As referred to in the Todd and Biol publication referred to above, it has been suggested that "a feature of ageing is the progressive insolubilization of collagen through cross-linking and aggregation to produce a form of the protein more resistant to chemical attack, less able to retain moisture and more rigid in structure. The most obvious manifestation of these changes is the development of dry, wrinkled skin that has lost its inherent elasticity. One piece of evidence used to substantiate this theory is the frequent observation that the ratio of soluble to insoluble collagen is greater in young than in older animals--as demonstrated by the greater proportion of the total collagen of skin that is readily extracted."
It has also been suggested that cosmetic application of soluble collagen preparations supplies the skin with soluble collagen and induces formation of new fibrils, thus arresting the loss of natural soluble collagen and compensating for its loss.
The Todd and Biol publication further points out, however, that it is also difficult to visualize how soluble collagen cosmetic treatment could lead to absorption of soluble collagen for fibrillogenesis. "The molecular parameters of the tropocollagen macromolecule in solution have been deduced as about 3000A by 16A with a weight average molecular weight of about 300,000 and this alone must preclude skin penetration and absorption of the protein in an undenatured state."
It is suggested that the major function of soluble collagen in cosmetic preparations is as a highly efficient natural agent for the retention and enhancement of skin moisture.
The foregoing observations would appear to indicate that lower molecular weight collagens obtained by degradation or hydrolysis by native collagens may have some superficial activity in application to the skin.
Studies indicate that the stratum corneum is capable of absorbing and retaining only moisture and that it will not accept lipid or fatty substances. Further, when lipids are removed from the skin but water soluble substances are left in the skin, its ability to hold moisture is impaired. Accordingly, various preparations have been proposed which attempt to restore lipids to the surface of the skin accompanied by hygroscopic materials which attract and hold moisture. The preparations may include soluble collagens to improve surface texture of the skin as long as they remain applied to the surface thereof.
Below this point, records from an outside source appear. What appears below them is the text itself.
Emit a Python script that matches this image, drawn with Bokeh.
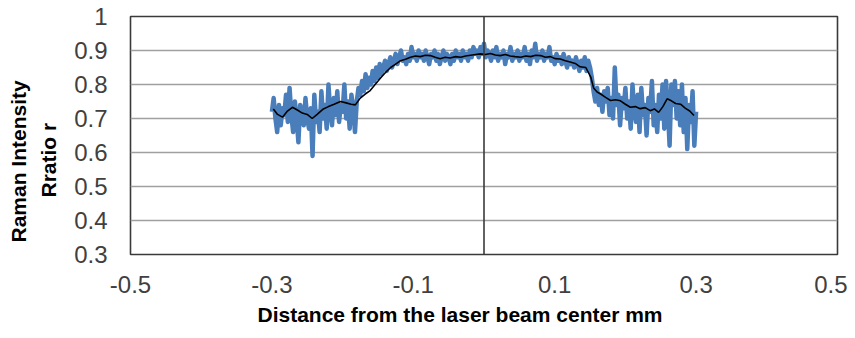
import numpy as np
from bokeh.plotting import figure
from bokeh.models import Range1d, FixedTicker, Span, Title
from bokeh.embed import file_html
from bokeh.resources import INLINE

# ---- data ----
x_start, x_end = -0.3, 0.3
raman_ratio = [
    # -0.300 .. -0.180
    0.72, 0.76, 0.70, 0.66, 0.74, 0.68, 0.73, 0.71, 0.77, 0.69,
    0.79, 0.71, 0.66, 0.75, 0.70, 0.63, 0.74, 0.72, 0.68, 0.76,
    0.70, 0.67, 0.73, 0.59, 0.77, 0.69, 0.72, 0.66, 0.78, 0.70,
    0.74, 0.67, 0.80, 0.72, 0.68, 0.76, 0.71, 0.78, 0.69, 0.74,
    0.72, 0.80, 0.70, 0.75, 0.67, 0.77, 0.73, 0.66, 0.75,
    # rise
    0.79, 0.77, 0.81, 0.78, 0.83, 0.79, 0.82, 0.80, 0.84, 0.81,
    0.85, 0.82, 0.86, 0.83, 0.85, 0.87, 0.84, 0.86, 0.88, 0.85,
    0.87, 0.89, 0.86, 0.88, 0.90, 0.87, 0.88, 0.86, 0.89, 0.87,
    0.91, 0.88,
    # plateau
    0.89, 0.87, 0.90, 0.88, 0.89, 0.87, 0.90, 0.88, 0.86, 0.89,
    0.88, 0.90, 0.87, 0.89, 0.86, 0.88, 0.90, 0.87, 0.89, 0.88,
    0.86, 0.89, 0.87, 0.90, 0.88, 0.89, 0.87, 0.90, 0.88, 0.89,
    0.87, 0.90, 0.88, 0.91, 0.89, 0.90, 0.88, 0.91, 0.89, 0.92,
    0.88, 0.90, 0.89, 0.87, 0.90, 0.88, 0.91, 0.87, 0.89, 0.88,
    0.90, 0.86, 0.89, 0.88, 0.91, 0.87, 0.89, 0.88, 0.90, 0.87,
    0.89, 0.88, 0.91, 0.87, 0.89, 0.86, 0.90, 0.88, 0.92, 0.87,
    0.89, 0.88, 0.90, 0.87, 0.89, 0.88, 0.91, 0.87, 0.88, 0.86,
    0.89, 0.87, 0.88, 0.86, 0.89, 0.87, 0.85, 0.88, 0.86, 0.87,
    0.85, 0.88, 0.86, 0.84, 0.87, 0.85, 0.88, 0.84, 0.87, 0.85,
    0.82,
    # drop and right shoulder
    0.78, 0.75, 0.79, 0.74, 0.77, 0.72, 0.78, 0.75, 0.79, 0.71,
    0.76, 0.70, 0.85, 0.74, 0.77, 0.68, 0.76, 0.73, 0.79, 0.70,
    0.75, 0.67, 0.80, 0.72, 0.69, 0.77, 0.66, 0.79, 0.71, 0.74,
    0.65, 0.76, 0.72, 0.81, 0.68, 0.74, 0.66, 0.77, 0.70, 0.80,
    0.67, 0.81, 0.73, 0.62, 0.80, 0.74, 0.81, 0.70, 0.78, 0.68,
    0.80, 0.66, 0.76, 0.61, 0.74, 0.69, 0.78, 0.62, 0.72,
]

trend = [
    (-0.298, 0.728), (-0.292, 0.712), (-0.285, 0.704), (-0.278, 0.722),
    (-0.271, 0.733), (-0.264, 0.725), (-0.257, 0.716), (-0.250, 0.712),
    (-0.243, 0.700), (-0.236, 0.712), (-0.228, 0.727), (-0.220, 0.735),
    (-0.212, 0.742), (-0.203, 0.750), (-0.195, 0.746), (-0.188, 0.742),
    (-0.182, 0.740), (-0.175, 0.760), (-0.168, 0.772), (-0.161, 0.782),
    (-0.154, 0.800), (-0.146, 0.820), (-0.139, 0.836), (-0.132, 0.850),
    (-0.125, 0.860), (-0.118, 0.870), (-0.111, 0.874), (-0.104, 0.880),
    (-0.097, 0.884), (-0.090, 0.882), (-0.083, 0.886), (-0.076, 0.885),
    (-0.069, 0.880), (-0.062, 0.876), (-0.055, 0.880), (-0.048, 0.878),
    (-0.040, 0.882), (-0.033, 0.880), (-0.026, 0.884), (-0.019, 0.886),
    (-0.012, 0.888), (-0.005, 0.890), (0.002, 0.888), (0.009, 0.891),
    (0.016, 0.887), (0.023, 0.885), (0.030, 0.888), (0.037, 0.884),
    (0.044, 0.882), (0.052, 0.880), (0.059, 0.884), (0.066, 0.882),
    (0.073, 0.886), (0.080, 0.885), (0.087, 0.880), (0.094, 0.882),
    (0.101, 0.876), (0.108, 0.875), (0.115, 0.870), (0.122, 0.866),
    (0.129, 0.862), (0.136, 0.852), (0.144, 0.850), (0.151, 0.822),
    (0.155, 0.790), (0.160, 0.778), (0.165, 0.772), (0.172, 0.762),
    (0.179, 0.753), (0.186, 0.755), (0.193, 0.752), (0.200, 0.742),
    (0.207, 0.733), (0.214, 0.735), (0.221, 0.729), (0.228, 0.732),
    (0.235, 0.723), (0.241, 0.728), (0.247, 0.718), (0.253, 0.735),
    (0.259, 0.758), (0.265, 0.752), (0.271, 0.744), (0.278, 0.742),
    (0.285, 0.730), (0.291, 0.722), (0.297, 0.709),
]

x_ticks = [-0.5, -0.3, -0.1, 0.1, 0.3, 0.5]
x_tick_labels = ["-0.5", "-0.3", "-0.1", "0.1", "0.3", "0.5"]
y_ticks = [0.3, 0.4, 0.5, 0.6, 0.7, 0.8, 0.9, 1.0]
y_tick_labels = ["0.3", "0.4", "0.5", "0.6", "0.7", "0.8", "0.9", "1"]

x_title = "Distance from the laser beam center  mm"
y_title_1 = "Raman Intensity"
y_title_2 = "Rratio r"

# ---- figure ----
FONT = "Liberation Sans"
p = figure(
    frame_width=707, frame_height=238,
    min_border_left=130, min_border_top=16, min_border_right=10, min_border_bottom=76,
    x_range=Range1d(-0.5, 0.5), y_range=Range1d(0.3, 1.0),
    output_backend="svg", toolbar_location=None,
    background_fill_color="white", border_fill_color="white",
)
p.outline_line_color = "#3a3a3a"
p.outline_line_width = 1.6

p.xgrid.visible = False
p.ygrid.ticker = FixedTicker(ticks=y_ticks[1:-1])
p.ygrid.grid_line_color = "#a0a0a0"
p.ygrid.grid_line_width = 1.6

for ax in (p.xaxis[0], p.yaxis[0]):
    ax.axis_line_color = None
    ax.major_tick_line_color = None
    ax.minor_tick_line_color = None
    ax.major_tick_in = 0
    ax.major_tick_out = 0
    ax.minor_tick_in = 0
    ax.minor_tick_out = 0
    ax.major_label_text_font = FONT
    ax.major_label_text_font_size = "24px"
    ax.major_label_text_color = "#404040"

p.xaxis.ticker = FixedTicker(ticks=x_ticks)
p.xaxis.major_label_overrides = dict(zip(x_ticks, x_tick_labels))
p.xaxis.major_label_standoff = 21
p.yaxis.ticker = FixedTicker(ticks=y_ticks)
p.yaxis.major_label_overrides = dict(zip(y_ticks, y_tick_labels))
p.yaxis.major_label_standoff = 23

zero_line = Span(location=0, dimension="height", line_color="#3a3a3a", line_width=1.6)
p.add_layout(zero_line)

bx = np.linspace(x_start, x_end, len(raman_ratio))
p.line(bx, raman_ratio, line_color="#4a7ebb", line_width=4.5, line_join="round")
tx, ty = zip(*trend)
p.line(list(tx), list(ty), line_color="black", line_width=1.6)

# titles
title_style = dict(text_font=FONT, text_font_style="bold", text_font_size="21px",
                   text_color="black", align="left")
p.add_layout(Title(text=x_title, offset=127, standoff=10, **title_style), "below")
p.add_layout(Title(text=y_title_2, offset=57, standoff=23, **title_style), "left")
p.add_layout(Title(text=y_title_1, offset=12, standoff=-12, **title_style), "left")

open("out.html", "w").write(file_html(p, INLINE))
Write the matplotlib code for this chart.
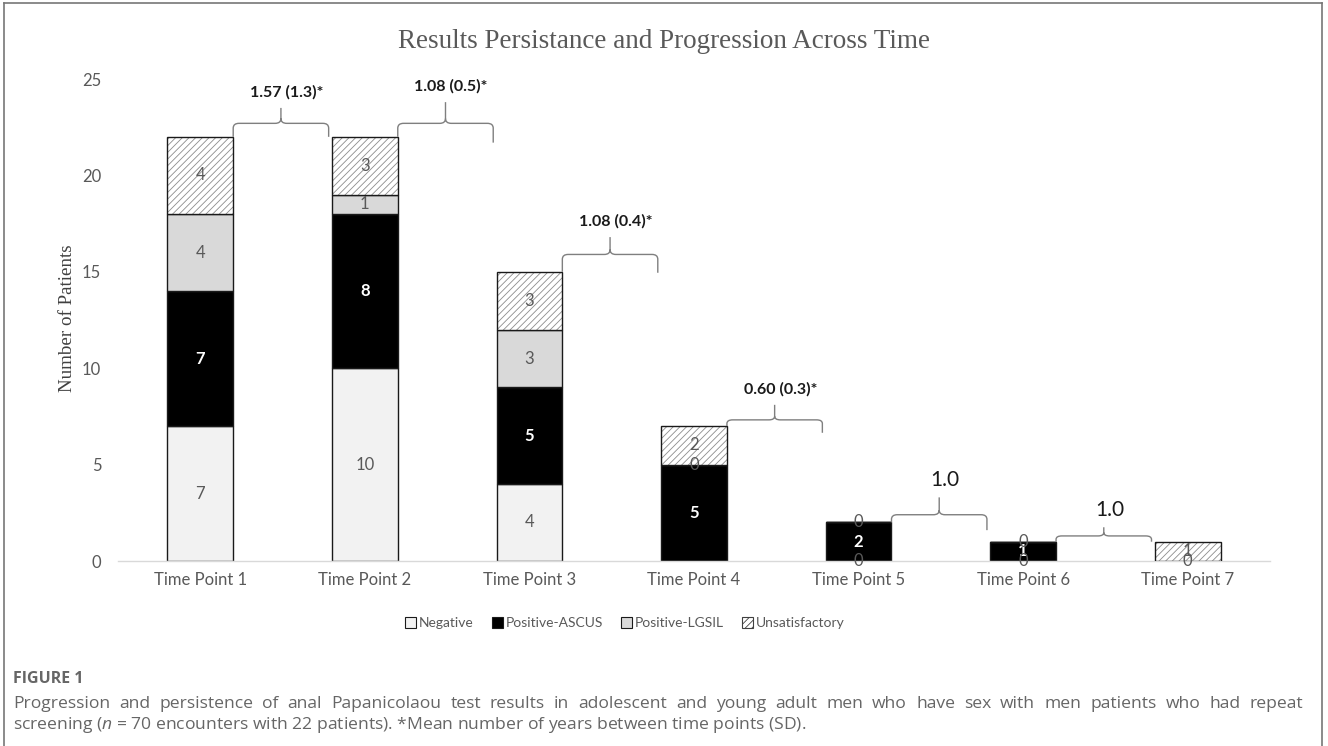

Such formulations do not permit any significant penetration of the skin beyond the outermost layers thereof and therefore permit only transitory surface effects. Examples of such formulations are described in U.S. Pat. Nos. 3,548,056 and 4,454,159.
In the study of the structure of the stratum corneum, the dermatologists have used strips of plastic adhesive tape, such as, the well-known "Scotch" brand tape to remove successive layers of the stratum corneum with each piece of tape. This has been verified by staining of the cells removed by each layer followed by histological examination. For most individuals, the stratum corneum comprises aabout 12-18 layers of cells (sometimes considered as 10-20 layers). After this number of layers have been stripped from the same site of stratum corneum, there appears what is known as the "glistening layer" of the epidermis, which is so-called because at this layer tissue fluid starts to ooze out of the living cells.
It is believed that stripping off these layers of the stratum corneum followed by subsequent analyses of single or multiple layers gives a good indication of the degree of permeability of a material into the skin.